Trying to take a positive outlook on our situation, I noted that we were now in the lead and were seeing lots more birds since the other two boats hadn’t already chased them off.

71 Okefenokee NWR 2012-1342

As we rounded a curve, we saw a belted kingfisher make a catch.  Yahoo!  One of the things on my bucket list has been to get a decent photo of a belted kingfisher.  These birds are usually so skittish that it’s hard to capture a good shot of them.  They fly off at your approach.


This guy was so intent upon consuming this fish that he fairly ignored us.  What a National Geographic moment for me!  I asked Bruce to try to get a little closer for this unique opportunity.  While this photo could be sharper, I was thrilled to document how the bird went through contortions to slap the fish dead on the branch so it could get it down its throat.  For you birdy types out there, if you look closely you can even see that the nictitating membrane has covered the kingfisher’s eyes as he gets ready to whack it on the branch.   That membrane covers birds eyes kind of like a set of goggles to protect their eyes.

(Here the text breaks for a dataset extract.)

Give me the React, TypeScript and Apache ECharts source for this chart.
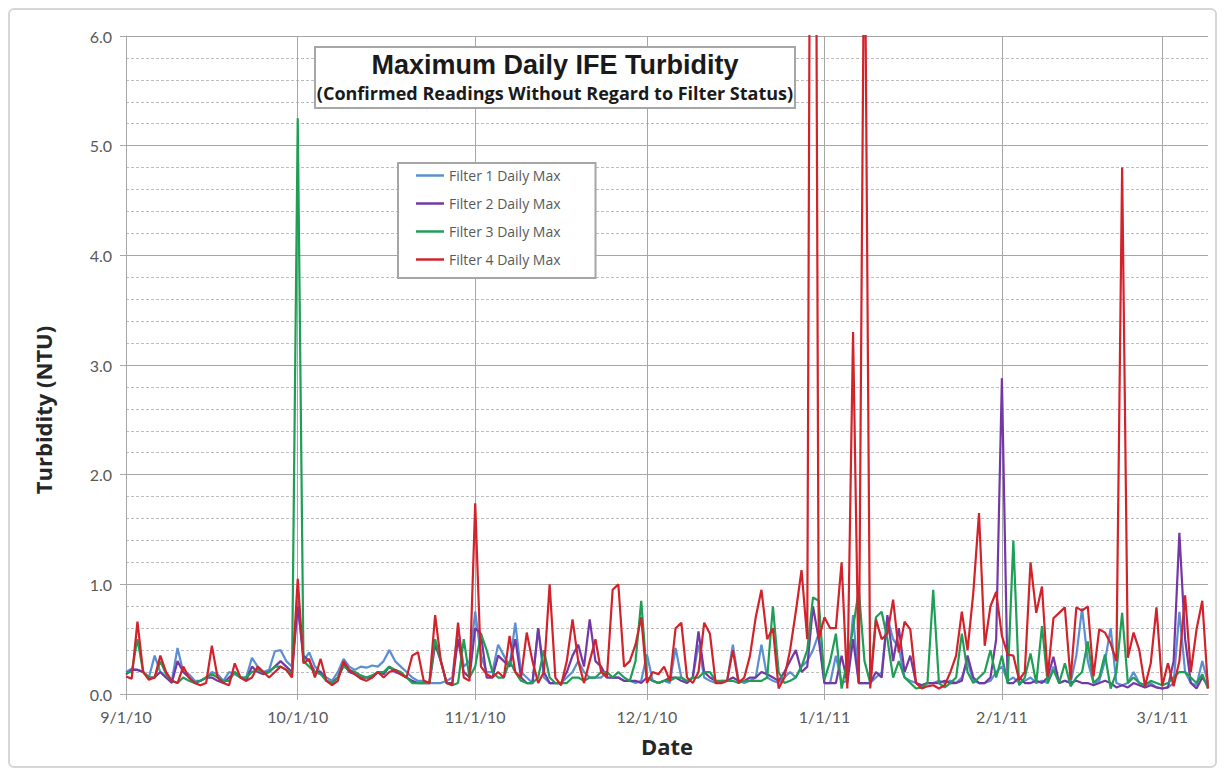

Sated for the moment, this male took a moment to digest a bit before flying off.  Eat your heart out Karen of RV Travels of Karen and Al!  (We’ve both been on a quest to get a good photo of this bird)  Rolling on the floor laughing

After that thrill for me, I heard the approaching drone of the other two boats.  I don’t know how we lost them, but I’m sure glad we did!  We all made it back safe and sound to the docking area at Stephen Foster State Park.  What a marvelous time I had on this field trip into the wilds of the swamp.  It was truly a memorable day.